→ PROBLEM STATEMENT
Leave the pictures out and write out exactly the lines from the top of the entries through the line containing "m2_ref = 2800".

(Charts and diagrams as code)
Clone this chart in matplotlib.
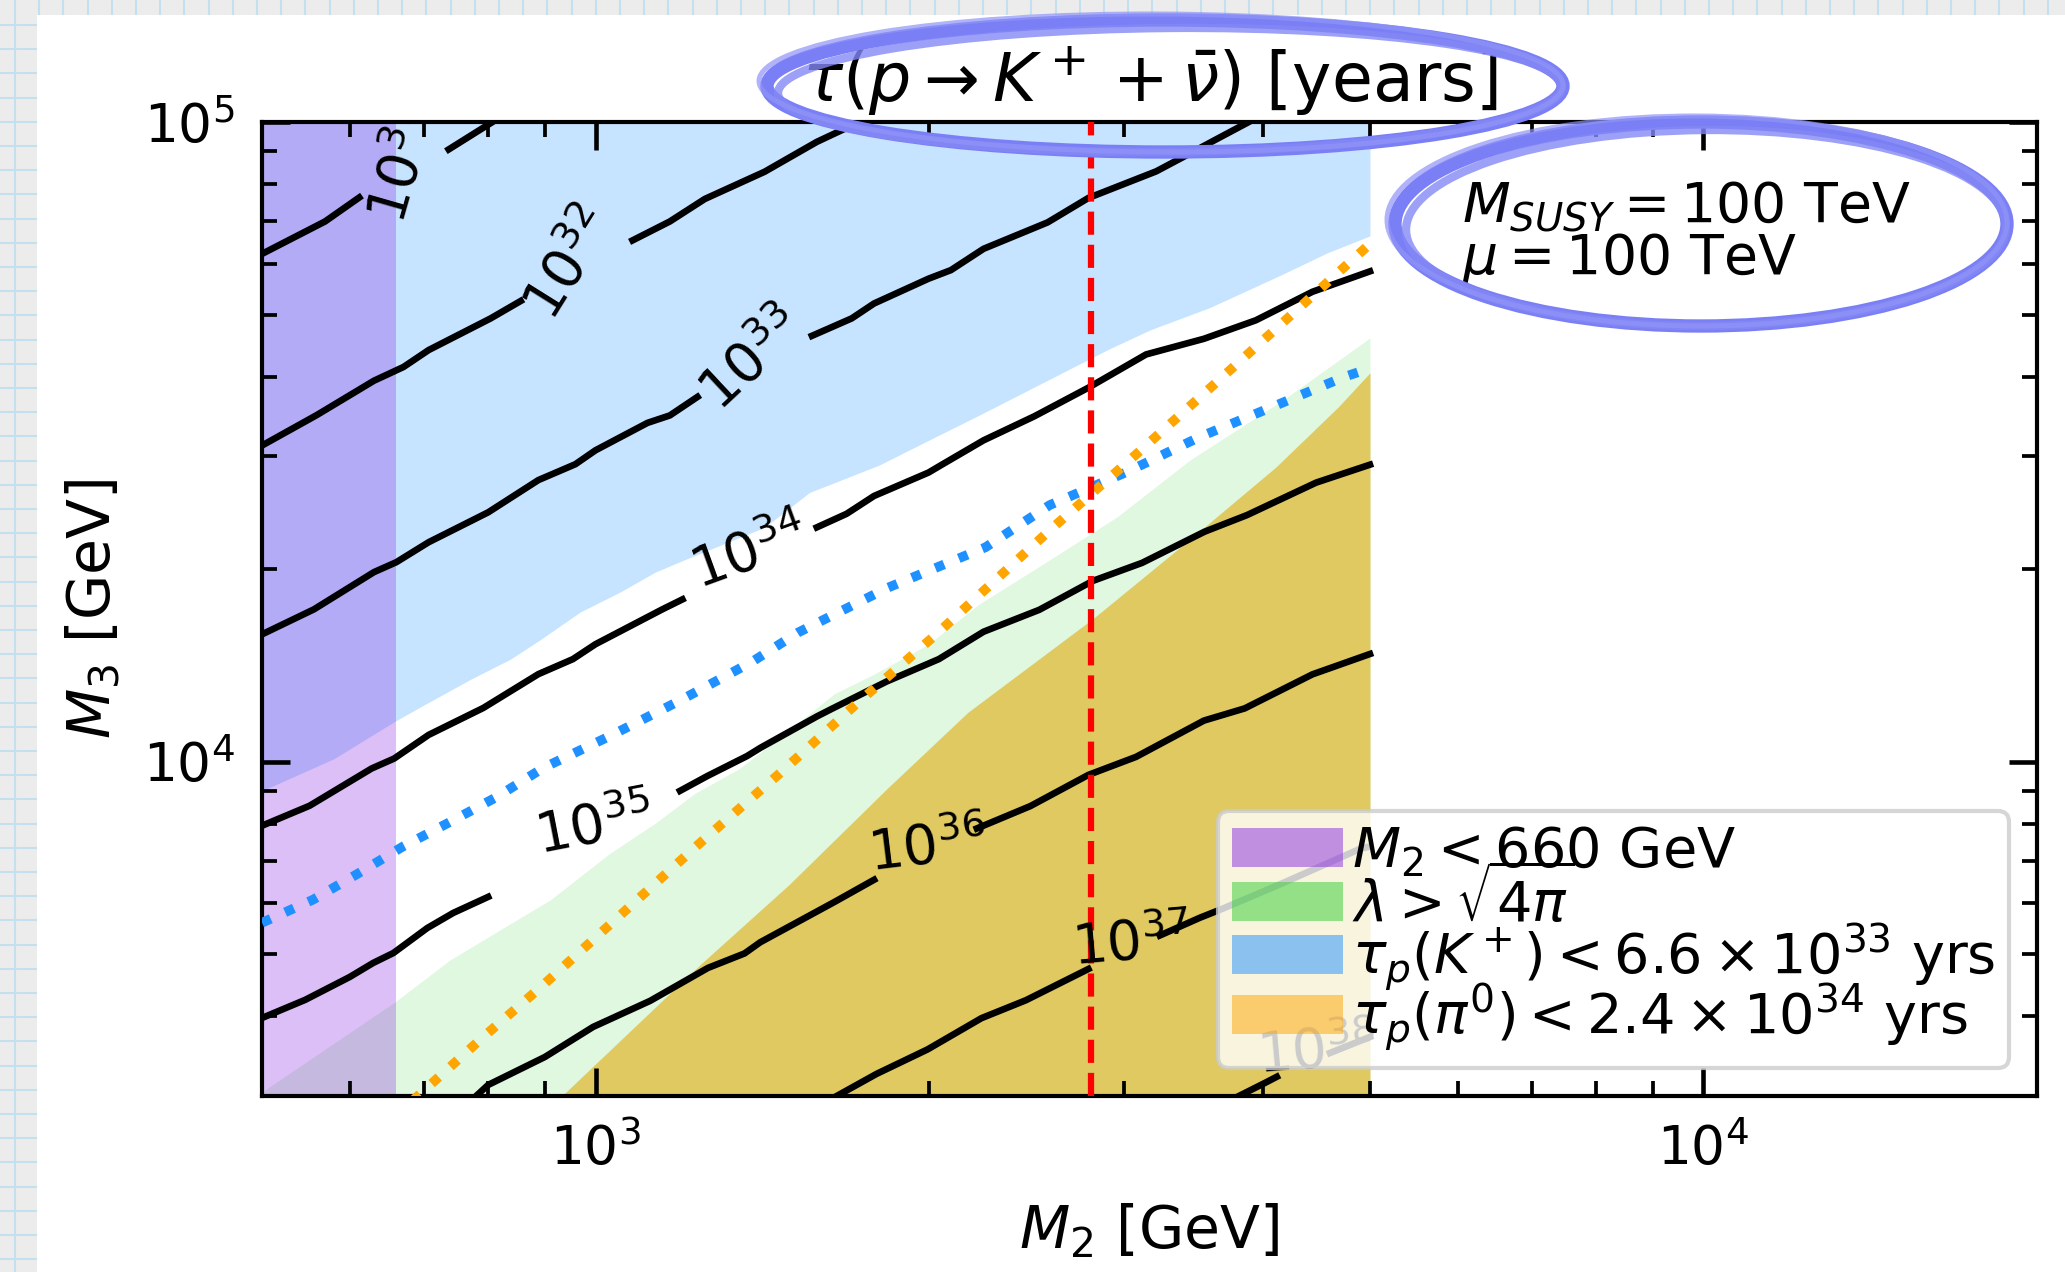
import numpy as np
import matplotlib.pyplot as plt
from matplotlib.patches import Patch, Ellipse, Rectangle
from matplotlib.lines import Line2D

# ranges (GeV)
m2_lim = [500, 20000]
m3_lim = [3000, 1e5]
m2_wino = 660       # M2 < 660 GeV excluded
m2_ref = 2800       # dashed reference line

# lifetime contours tau = 10^N years (M2, M3) in GeV,
# each contour split into pieces where the inline label sits
c31 = [([500, 570, 612], [62200, 69900, 76200]),
       ([737, 822], [90600, 102000])]
c32 = [([500, 560, 631, 671, 707, 804, 856],
        [31200, 34800, 39400, 41400, 44000, 49300, 52500]),
       ([1080, 1167, 1255, 1421, 1584, 1685, 1806],
        [65300, 69900, 75800, 83600, 93100, 97900, 103500])]
c33 = [([500, 557, 631, 661, 707, 800, 888, 959, 1000, 1114, 1167, 1236],
        [15810, 17300, 19780, 20500, 22030, 24530, 27550, 29170, 30670, 33850, 34770, 37170]),
       ([1568, 1703, 1784, 1998, 2093, 2240, 2559, 2785, 3207, 3418, 3641, 3887, 4028],
        [46310, 49310, 52030, 56890, 58670, 63350, 69670, 76070, 83730, 88780, 94150, 100000, 103500])]
c34 = [([500, 552, 628, 658, 707, 792, 888, 954, 1000, 1149, 1198],
        [7938, 8530, 9755, 10110, 11010, 12130, 13700, 14460, 15260, 17300, 17930]),
       ([1584, 1685, 1784, 1998, 2051, 2240, 2489, 2785, 3140, 3541, 3944, 4437, 5000],
        [23240, 24400, 26020, 28310, 29080, 31790, 34660, 38420, 43310, 45820, 48970, 54270, 58410])]
c35 = [([500, 547, 600, 630, 657, 705, 744, 800],
        [3973, 4241, 4605, 4844, 5020, 5493, 5799, 6144]),
       ([1192, 1262, 1370, 1409, 1585, 1634, 1831, 2041, 2240, 2515, 2812, 3114, 3546, 3873, 4471, 5000],
        [9000, 9496, 10200, 10510, 11770, 12090, 13340, 14460, 15960, 17270, 19170, 20450, 22880, 24290, 27300, 29120])]
c36 = [([768, 800, 900, 995, 1120, 1263, 1363, 1408, 1642, 1784],
        [2925, 3122, 3452, 3847, 4225, 4757, 5012, 5217, 6029, 6534]),
       ([2209, 2469, 2785, 3075, 3541, 3854, 4437, 5000],
        [7861, 8520, 9531, 10170, 11590, 12110, 13690, 14730])]
c37 = [([1604, 1793, 1994, 2230, 2446, 2785],
        [2918, 3248, 3548, 3970, 4235, 4739]),
       ([3231, 3512, 3680, 4151, 4906, 5000],
        [5347, 5700, 5887, 6432, 7312, 7365])]
c38 = [([3699, 4019, 4120], [2925, 3144, 3215]),
       ([4602, 5000], [3503, 3711])]
levels = [31, 32, 33, 34, 35, 36, 37, 38]
contours = [c31, c32, c33, c34, c35, c36, c37, c38]

# tau_p(K+) < 6.6e33 region: lower edge, filled up to the top
blue_m2 = [500, 581, 659, 703, 772, 838, 893, 969, 1053, 1132, 1204, 1421, 1560, 1803,
           1998, 2217, 2530, 2895, 3165, 3587, 4169, 4571, 5000]
blue_m3 = [9000, 10110, 11560, 12310, 13460, 14460, 15540, 17140, 18420, 19780, 20690, 23240,
           26350, 29080, 31790, 34770, 39070, 44010, 47300, 51300, 57800, 62390, 66370]

# lambda > sqrt(4 pi) region: upper edge, filled down to the bottom
green_m2 = [500, 659, 739, 820, 910, 1031, 1132, 1229, 1349, 1481, 1642, 1784, 1998,
            2217, 2530, 2956, 3440, 4174, 5000]
green_m3 = [3044, 4208, 4895, 5455, 6076, 7193, 8008, 8916, 9755, 11050, 12760, 13700,
            15260, 17610, 20320, 24130, 29610, 36760, 45960]

# tau_p(pi0) < 2.4e34 region: upper edge
gold_m2 = [923, 1243, 1496, 1834, 2168, 2812, 3448, 4113, 4683, 5000]
gold_m3 = [2951, 4815, 6427, 9083, 11940, 16730, 22340, 28880, 35870, 40530]

# dotted bound lines
kdot_m2 = [500, 556, 612, 670, 740, 815, 897, 1030, 1191, 1384, 1524, 1837, 2249,
           2570, 3020, 3516, 4064, 4732, 5000]
kdot_m3 = [5598, 6083, 6700, 7364, 8055, 8810, 9775, 10960, 12450, 14320, 15920, 18710,
           21630, 25180, 28390, 32220, 35740, 39900, 41220]
pidot_m2 = [684, 792, 897, 1242, 1466, 1720, 2030, 2572, 3050, 3587, 4217, 5000]
pidot_m3 = [2951, 3711, 4474, 7455, 9580, 12310, 15810, 23020, 29830, 38380, 49400, 64470]

legend_labels = [r"$M_2 < 660$ GeV",
                 r"$\lambda > \sqrt{4\pi}$",
                 r"$\tau_p(K^+) < 6.6 \times 10^{33}$ yrs",
                 r"$\tau_p(\pi^0) < 2.4 \times 10^{34}$ yrs"]

# where the contour labels go: (M2, M3, rotation)
label_place = [(672, 85690, 74), (949, 59720, 58), (1387, 42190, 43), (1377, 21050, 20),
               (997, 7889, 11), (1994, 7309, 7), (3042, 5176, 5), (4477, 3506, 5)]

W, H = 2065, 1272
fig = plt.figure(figsize=(W / 300, H / 300), dpi=300, facecolor="#ececec")

# graph-paper backdrop
for gx in np.arange(15, W, 24.2):
    fig.add_artist(Line2D([gx / W, gx / W], [0, 1], color="#c4e0ee", lw=0.5, zorder=-3))
for gy in np.arange(25, H, 24.2):
    fig.add_artist(Line2D([0, 1], [1 - gy / H, 1 - gy / H], color="#c4e0ee", lw=0.5, zorder=-3))
fig.add_artist(Rectangle((37 / W, 0), 1, 1 - 15 / H, transform=fig.transFigure,
                         facecolor="white", edgecolor="none", zorder=-2))

ax = fig.add_axes([262 / W, 1 - 1096 / H, 1775 / W, 974 / H])
ax.set_xscale("log")
ax.set_yscale("log")
ax.set_xlim(m2_lim)
ax.set_ylim(m3_lim)

ax.fill_between(green_m2, green_m3, m3_lim[0] * 0.9, color="limegreen", alpha=0.15, lw=0, zorder=1)
ax.fill_between(blue_m2, blue_m3, m3_lim[1] * 1.1, color="dodgerblue", alpha=0.25, lw=0, zorder=1)
ax.fill_between(gold_m2, gold_m3, m3_lim[0] * 0.9, color="#dfc960", lw=0, zorder=1.1)
ax.axvspan(m2_lim[0], m2_wino, color="blueviolet", alpha=0.3, lw=0, zorder=1.2)

for segs in contours:
    for m2, m3 in segs:
        ax.plot(m2, m3, color="k", lw=1.6, zorder=2)

for lev, (x, y, rot) in zip(levels, label_place):
    ax.text(x, y, r"$10^{%d}$" % lev, rotation=rot, rotation_mode="anchor",
            ha="center", va="center", fontsize=13.2, clip_on=True, zorder=4)

ax.plot(kdot_m2, kdot_m3, ":", color="dodgerblue", lw=2.3, zorder=3)
ax.plot(pidot_m2, pidot_m3, ":", color="orange", lw=2.3, zorder=3)
ax.axvline(m2_ref, color="red", ls="--", lw=1.5, zorder=3.5)

ax.tick_params(which="both", direction="in", top=True, right=True, labelsize=12.8, pad=6.5)
ax.tick_params(which="major", length=6.7, width=1.1)
ax.tick_params(which="minor", length=3.6, width=0.9)
for s in ax.spines.values():
    s.set_linewidth(1.0)

ax.set_xlabel(r"$M_2$ [GeV]", fontsize=14, labelpad=6)
ax.set_ylabel(r"$M_3$ [GeV]", fontsize=14, labelpad=5)
ax.set_title(r"$\tau(p \rightarrow K^+ + \bar{\nu})$ [years]", fontsize=16, pad=5)

ax.text(0.676, 0.897, r"$M_{SUSY} = 100$ TeV", transform=ax.transAxes, fontsize=13.3, va="baseline")
ax.text(0.676, 0.844, r"$\mu = 100$ TeV", transform=ax.transAxes, fontsize=13.3, va="baseline")

handles = [Patch(facecolor=c, alpha=0.5, edgecolor="none")
           for c in ["blueviolet", "limegreen", "dodgerblue", "orange"]]
leg = ax.legend(handles, legend_labels, loc="lower right", fontsize=13.4, handletextpad=0.15,
                borderpad=0.25, labelspacing=-0.22)
leg.set_zorder(6)

# hand-drawn style rings
for cx, cy, w, h in [(1165, 86, 796, 132), (1701, 224, 612, 204)]:
    fig.add_artist(Ellipse((cx / W, 1 - cy / H), w / W, h / H, transform=fig.transFigure,
                           fill=False, edgecolor="#7b7ff5", lw=3.2, zorder=10))
    fig.add_artist(Ellipse(((cx + 5) / W, 1 - (cy + 4) / H), (w - 12) / W, (h - 8) / H,
                           angle=0.8, transform=fig.transFigure, fill=False,
                           edgecolor="#8488f6", lw=2.0, alpha=0.8, zorder=10))
    fig.add_artist(Ellipse(((cx - 4) / W, 1 - (cy - 3) / H), (w + 8) / W, (h + 6) / H,
                           angle=-0.5, transform=fig.transFigure, fill=False,
                           edgecolor="#8f93f7", lw=1.2, alpha=0.7, zorder=10))

fig.savefig("out.png", dpi=300, facecolor=fig.get_facecolor())
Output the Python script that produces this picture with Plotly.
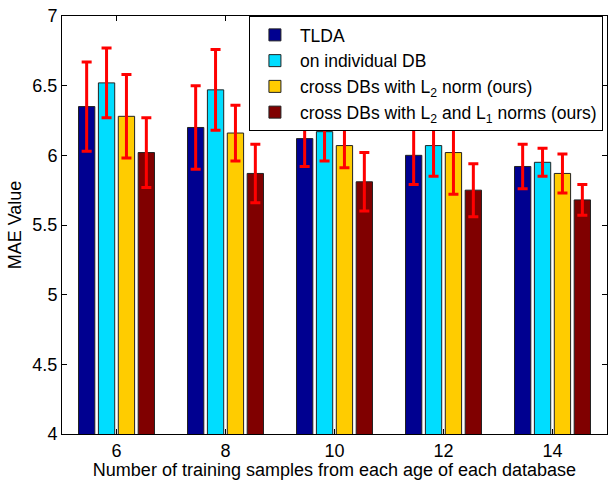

→ TASK RESULT
Clone this chart in matplotlib.
import numpy as np
import matplotlib.pyplot as plt
from matplotlib.patches import Patch, Ellipse, Rectangle
from matplotlib.lines import Line2D

# ranges (GeV)
m2_lim = [500, 20000]
m3_lim = [3000, 1e5]
m2_wino = 660       # M2 < 660 GeV excluded
m2_ref = 2800       # dashed reference line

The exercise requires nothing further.